If you believe in Adam and Eve, then aren’t we all related? If we’re all related, then how can we have evolved from “isolated breeding grounds”?
Ethnicity and nationality are characteristics which have been falsely used to determine different categories for establishing races.
When I applied to college and had to fill out the racial information boxes, I did not find a box to check that included, Dutch, German, Danish and French. I had to settle for Caucasian instead.
How many people that check the “African-American” box when applying to college have ever been to Africa? How many of them truly know where their great great grandfather’s came from?
We keep inventing new labels to categorize people of different ethnicities. The population estimates for the 2000 Census changed for Hispanics. There are now two Hispanic origin categories: Hispanic or Latino, and Not Hispanic or Latino. Race and Hispanic origin are considered two separate concepts and therefore Hispanics may be of any race or races. There is still no such category as “Mexican-American”, nor is there “German-American”.
In Iowa there are 19 racial categories. The National Census contains 63. Evidently that means we have only 63 kinds of people in the United States.

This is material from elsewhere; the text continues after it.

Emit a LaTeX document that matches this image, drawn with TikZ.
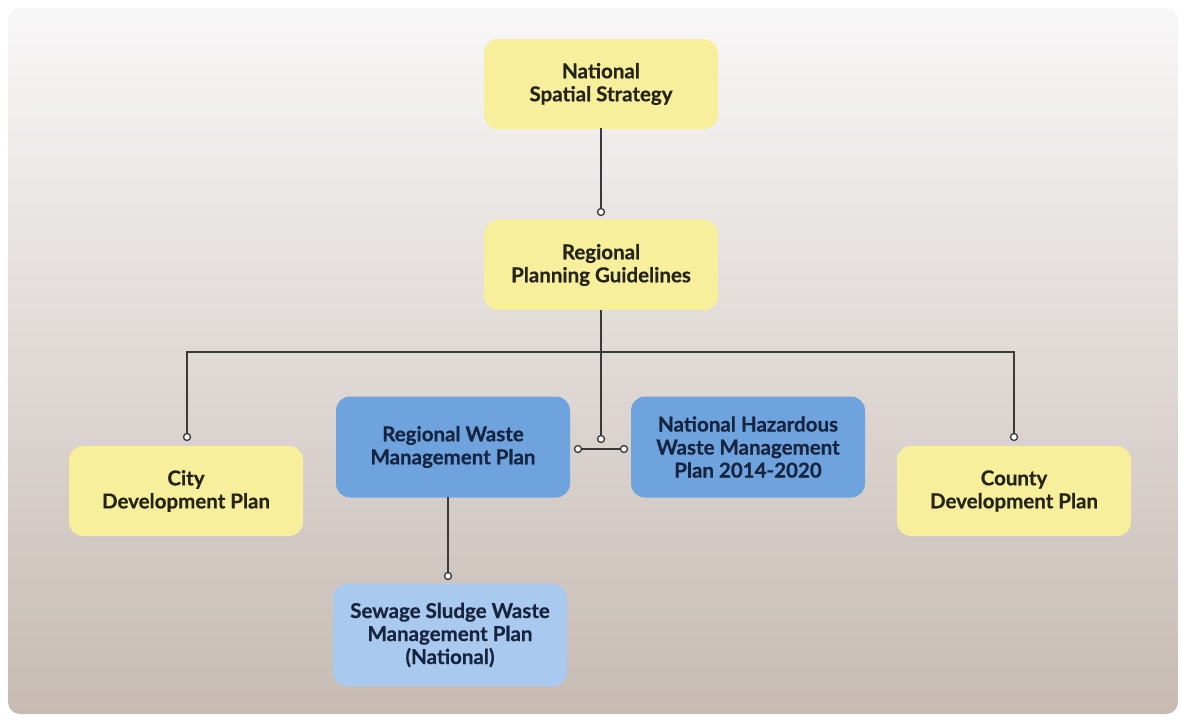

How can we teach our children not to see color and not to be prejudiced, when we continue to categorize them? When you enroll your child in school and the form does not provide an appropriate choice to reflect your child’s true ancestry, do you know that if you leave it blank, the school makes the decision for you? Schools are required to report the ethnicity of our child to the state in order to receive federal funds. Based on the federal guidelines, there are five recognized racial categories: Hispanic, Asian, Native American, White and Black. If your child is half White and half Hispanic, what code do you use? “W” represents “White, not of Hispanic origin.” If you attempt to declare “other”, the school will implement the code “W”.
The government says it is making certain that “minority” children are not being discriminated against in the schools. Yet, in the equalization process, schools track academic achievements based on factors such as ethnicity, household income, and the neighborhood. To impose a separation (be it race or class) from the rest of the people, is segregation. Isn’t segregation, racism?
As parents in a racially mixed marriage, we have had to explain to our children that we are required to choose a non-applicable racial category for them because of government rules and regulations. We believe funding for schools based on ethnicity or race is wrong and needs to be rethought and restructured for the benefit of all children. The Census continues to spend thousands of dollars collecting data so that it can create more categories, instead of putting that money to good use – education.
Several years ago, at the University of Michigan, it was discovered that minority students were being given extra grade points for entrance. Instead of being admitted based on merit, they were accepted based on their race or ethnicity. It implies that minorities are not as smart. Issues like this still exist thanks to categorization.
Children are very trusting, innocent, and naïve. We teach children what we want them to believe. At a certain age, you learned the truth about Santa Claus. It made you realize that there wasn’t any Easter Bunny or Tooth Fairy either. Whether you found out on your own, or someone told you, the truth caused confusion, sadness, embarrassment, and possibly, it hurt. There is a difference between being naïve, and being ignorant. Ignorance: without knowledge or education, unaware or uninformed.
It’s time you faced the truth about how you see others? Either you’ll need to insist that they change the definitions in Webster’s dictionary, rename America “the Nation of Categorization”, or demand that this country stops labeling people
How proud are we? Stop the division of the people of the United States and embrace the one definition that fits all citizens of this country: American.
I leave you with my motto: You can’t tell the color of a man, by his footprints in the sand.